Sul punto il tribunale afferma che il controllo di legittimità è «limitato alla rilevazione di quei vizi di validità che siano individuabili “prima facie”»; quei vizi, cioè, che rendano l'atto non meritevole di iscrizione perché non conforme al modello legale. Si tratta, insomma, di un riscontro che non può arrivare a una valutazione di merito del contenuto dell’atto, giacché è rimesso a un processo ordinario il «giudizio relativo all'eventuale non corrispondenza al vero di quanto» rappresentato nello stesso atto.

Il giudice osserva quindi che è opponibile al terzo acquirente il patto di prelazione, contenuto nello statuto della società, relativo all’acquisto delle azioni sociali. Dalla violazione di tale patto, però, non deriva il diritto degli altri soci di riscattare la partecipazione nei confronti dell’acquirente, giacché - prosegue il tribunale, richiamando la sentenza 7003/2015 della Cassazione - comunque non è nullo il contratto concluso tra socio cedente e terzo cessionario.

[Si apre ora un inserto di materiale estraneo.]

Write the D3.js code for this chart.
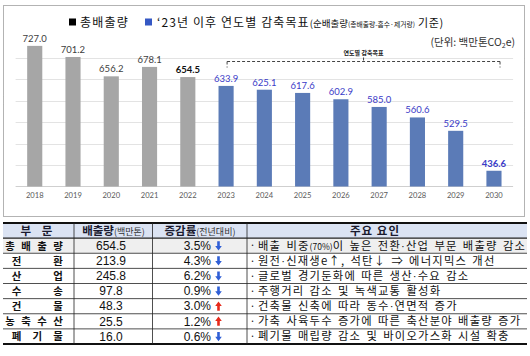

Di conseguenza, il conservatore, al momento della richiesta di iscrizione di un atto di compravendita di partecipazioni sociali, non può effettuare una verifica del rispetto della clausola statutaria di prelazione; tale valutazione, infatti, esula dal «giudizio di corrispondenza tra l'atto da iscrivere e il modello legale», giacché la cessione delle partecipazioni sociali «è perfettamente sussumibile nella fattispecie legale tipica a prescindere dal rispetto della clausola» stessa.

Così il tribunale ha respinto la richiesta di cancellazione delle acquirenti dall’elenco dei soci della Srl.